Suddenly, there is a loud bang. And another one. Bang, bang! Everyone is looking up to the sky. It is fireworks. Up on the rock, someone is launching rockets into the dark night that explode into glittery gold rain and red and green luminescent balls. To my surprise, the boys look relieved, some of them are laughing. The boss's right hand jumps up from his bar stool to order a round of beer for everyone. 'There is reason to celebrate,' says Speed with a grin.

A group of soldados arrive at the Garota. They walk or rather strut up to the bar and lean their rifles against it. First they play it cool and let everyone wait for answers. Then the story emerges: just one hour earlier, they attacked Vidigal, with a dozen men. They climbed over the rock, sneaked into the streets and opened fire. 'We took them by total surprise,' one of the fighters reports, still out of breath. His face is distorted by a broad and decidedly insane grin; his thick caterpillar eyebrows keep twitching. Is it the adrenaline or cocaine after all? 'Some of them did not even have time to reach for their guns.
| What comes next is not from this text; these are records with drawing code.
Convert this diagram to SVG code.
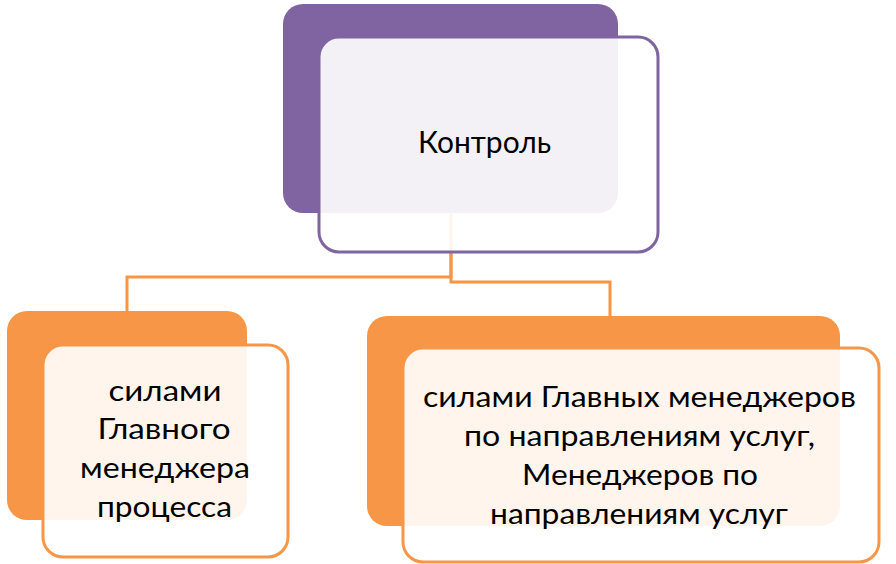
<svg xmlns="http://www.w3.org/2000/svg" width="896" height="564" viewBox="0 0 896 564">
<style>
.conn{fill:none;stroke:#F79646;stroke-width:3}
.backP{fill:#8064A2}
.frontP{fill:#FFFFFF;fill-opacity:0.9;stroke:#8064A2;stroke-width:3}
.backO{fill:#F79646}
.frontO{fill:#FFFFFF;fill-opacity:0.9;stroke:#F79646;stroke-width:3}
text{font-family:Lato,"Liberation Sans",sans-serif;fill:#000;text-anchor:middle}
.t1{font-size:30px}
.t2{font-size:29px}
</style>
<rect width="896" height="564" fill="#FFFFFF"/>
<g id="connectors">
<polyline class="conn" points="451,213 451,277 127,277 127,311"/>
<polyline class="conn" points="451,213 451,282 610,282 610,316"/>
</g>
<g id="node-kontrol">
<rect class="backP" x="283" y="4" width="335" height="209" rx="20"/>
<rect class="frontP" x="319" y="37" width="339" height="215" rx="20"/>
<text class="t1" x="484.5" y="153" textLength="133" lengthAdjust="spacingAndGlyphs">Контроль</text>
</g>
<g id="node-left">
<rect class="backO" x="7" y="311" width="240" height="209" rx="20"/>
<rect class="frontO" x="43" y="345" width="245" height="212" rx="20"/>
<text class="t2" x="165" y="401" textLength="113" lengthAdjust="spacingAndGlyphs">силами</text>
<text class="t2" x="164" y="439" textLength="133" lengthAdjust="spacingAndGlyphs">Главного</text>
<text class="t2" x="165" y="478" textLength="170" lengthAdjust="spacingAndGlyphs">менеджера</text>
<text class="t2" x="164.5" y="517" textLength="135" lengthAdjust="spacingAndGlyphs">процесса</text>
</g>
<g id="node-right">
<rect class="backO" x="367" y="316" width="473" height="210" rx="20"/>
<rect class="frontO" x="403" y="348" width="476" height="214" rx="20"/>
<text class="t2" x="639.5" y="407" textLength="433" lengthAdjust="spacingAndGlyphs">силами Главных менеджеров</text>
<text class="t2" x="639.5" y="446" textLength="351" lengthAdjust="spacingAndGlyphs">по направлениям услуг,</text>
<text class="t2" x="640" y="485" textLength="236" lengthAdjust="spacingAndGlyphs">Менеджеров по</text>
<text class="t2" x="639" y="524" textLength="298" lengthAdjust="spacingAndGlyphs">направлениям услуг</text>
</g>
</svg>
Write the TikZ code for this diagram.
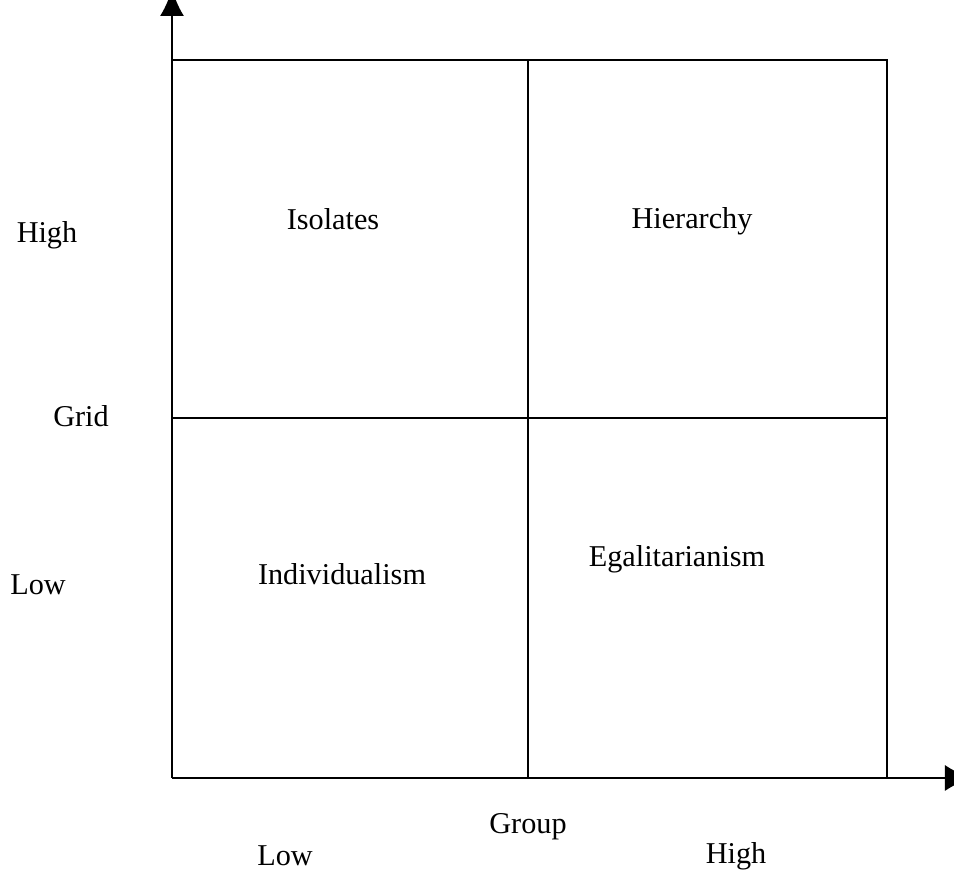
\documentclass[tikz,border=0pt]{standalone}
\usepackage{fontspec}
\setmainfont{Liberation Serif}
\usetikzlibrary{arrows.meta}

\begin{document}
\begin{tikzpicture}[x = 0.01cm, y = -0.01cm, line width = 0.6pt,
        lbl/.style = {font = \fontsize{8.6}{10}\selectfont, inner sep = 0pt}]
        \useasboundingbox (0,0) rectangle (954,871);
        \clip (0,0) rectangle (954,871);
        \coordinate (o) at (172,778);
        \coordinate (ytop) at (172,-11);
        \coordinate (xend) at (972,778);
        \coordinate (tl) at (172,60);
        \coordinate (tm) at (528,60);
        \coordinate (tr) at (887,60);
        \coordinate (ml) at (172,418);
        \coordinate (mr) at (887,418);
        \coordinate (bm) at (528,778);
        \coordinate (br) at (887,778);
        % axes
        \draw[-{Latex[length = 0.27cm, width = 0.24cm]}] (o) -- (ytop);
        \draw[-{Latex[length = 0.27cm, width = 0.26cm]}] (o) -- (xend);
        % quadrants
        \draw (tl) -- (tr) -- (br);
        \draw (tm) -- (bm);
        \draw (ml) -- (mr);
        \node[lbl] (isol) at (333,219) {Isolates};
        \node[lbl] (hier) at (692,221) {Hierarchy};
        \node[lbl] (indiv) at (342,574) {Individualism};
        \node[lbl] (egal) at (677,559) {Egalitarianism};
        % grid axis
        \node[lbl] (ghigh) at (47,235) {High};
        \node[lbl] (grid) at (81,416) {Grid};
        \node[lbl] (glow) at (38,585) {Low};
        % group axis
        \node[lbl] (group) at (528,827) {Group};
        \node[lbl] (xlow) at (285,856) {Low};
        \node[lbl] (xhigh) at (736,856) {High};
    \end{tikzpicture}
\end{document}
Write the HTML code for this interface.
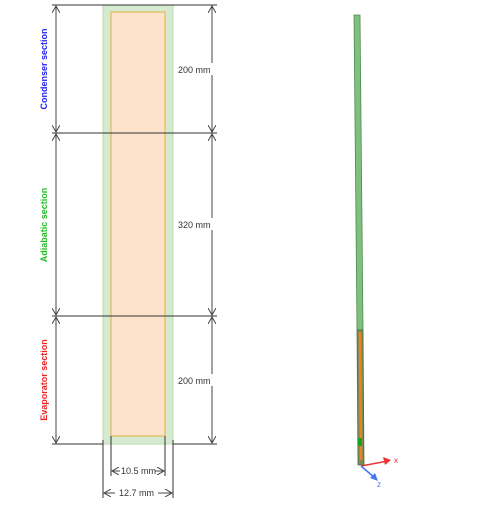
<!DOCTYPE html>
<html><head><meta charset="utf-8"><style>
body{margin:0;background:#fff;width:500px;height:500px;overflow:hidden}
text{font-family:"Liberation Sans",sans-serif}
</style></head><body>
<svg width="500" height="500">
<defs>
<marker id="ar" markerWidth="8" markerHeight="8" refX="7" refY="4" orient="auto-start-reverse" markerUnits="userSpaceOnUse"><path d="M0,0 L7,4 L0,8" fill="none" stroke="#444" stroke-width="1"/></marker>
</defs>
<rect x="103" y="5" width="70" height="439" fill="#d5ead0" stroke="#b9dcb0"/>
<rect x="111" y="12" width="54" height="424" fill="#fde3cc" stroke="#e8b040"/>
<g stroke="#333" stroke-width="1">
<line x1="52" y1="5" x2="217" y2="5"/><line x1="52" y1="133" x2="217" y2="133"/>
<line x1="52" y1="316" x2="217" y2="316"/><line x1="52" y1="444" x2="103" y2="444"/><line x1="173" y1="444" x2="217" y2="444"/>
</g>
<g stroke="#444" stroke-width="1" marker-start="url(#ar)" marker-end="url(#ar)">
<line x1="56" y1="6" x2="56" y2="132"/><line x1="56" y1="134" x2="56" y2="315"/><line x1="56" y1="317" x2="56" y2="443"/>
<line x1="212" y1="6" x2="212" y2="132"/><line x1="212" y1="134" x2="212" y2="315"/><line x1="212" y1="317" x2="212" y2="443"/>
<line x1="112" y1="471" x2="164" y2="471"/><line x1="104" y1="493" x2="172" y2="493"/>
</g>
<g stroke="#333">
<line x1="103" y1="440" x2="103" y2="498"/><line x1="173" y1="440" x2="173" y2="498"/>
<line x1="111" y1="436" x2="111" y2="476"/><line x1="165" y1="436" x2="165" y2="476"/>
</g>
<g font-size="9" fill="#333">
<rect x="176" y="63" width="38" height="12" fill="#fff"/><text x="178" y="73">200 mm</text>
<rect x="176" y="218" width="38" height="12" fill="#fff"/><text x="178" y="228">320 mm</text>
<rect x="176" y="374" width="38" height="12" fill="#fff"/><text x="178" y="384">200 mm</text>
<rect x="120" y="466" width="35" height="10" fill="#fff"/><text x="121" y="474">10.5 mm</text>
<rect x="115" y="488" width="43" height="10" fill="#fff"/><text x="119" y="496">12.7 mm</text>
</g>
<g font-size="9" font-weight="bold">
<text transform="translate(47,69) rotate(-90)" text-anchor="middle" fill="#2222ee">Condenser section</text>
<text transform="translate(47,225) rotate(-90)" text-anchor="middle" fill="#22bb22">Adiabatic section</text>
<text transform="translate(47,380) rotate(-90)" text-anchor="middle" fill="#ee2222">Evaporator section</text>
</g>
<g>
<polygon points="354,15 360,15 363,330 357,330" fill="#7fbf7f" stroke="#4d8a4d" stroke-width="0.8"/>
<polygon points="357,330 363,330 364,465 358,465" fill="#7a8c5a" stroke="#4d6a3d" stroke-width="0.8"/>
<line x1="360" y1="332" x2="361" y2="460" stroke="#f08020" stroke-width="2.5"/>
<rect x="358" y="438" width="4" height="8" fill="#20a020"/>
</g>
<g>
<line x1="361" y1="466" x2="388" y2="461" stroke="#ee3333" stroke-width="1.5"/>
<polygon points="391,460 383,457 385,465" fill="#ee3333"/>
<text x="394" y="463" font-size="8" fill="#ee3333">x</text>
<line x1="361" y1="466" x2="375" y2="478" stroke="#4477ee" stroke-width="1.5"/>
<polygon points="378,481 370,478 375,473" fill="#4477ee"/>
<text x="377" y="487" font-size="8" fill="#4477ee">z</text>
</g>
</svg>
</body></html>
We got four of their guys. One of them was all squealing and begging but ban bang and that was it for him.'

The attack on Vidigal does, of course, have a sequel. The following night, worried that Bill could bring the neighbouring favela under his control (which might cause bribes to flow into different pockets), the military police raid Rocinha. Several dozen men, flanked by armoured jeeps, storm the Via Apia at dawn. Bill's men, of course, were tipped off and have long withdrawn to a hide-out up the hill. Witnesses will later describe how the frustrated police arbitrarily snatch young men from the streets and their homes and beat them up. People hear gunshots.

At sunrise all is quiet again. Police cars patrol the Via Apia, no dealer and no soldado are to be seen. For one day, just for one short moment, Rocinha is just a normal neighbourhood in Rio, not far from the beach.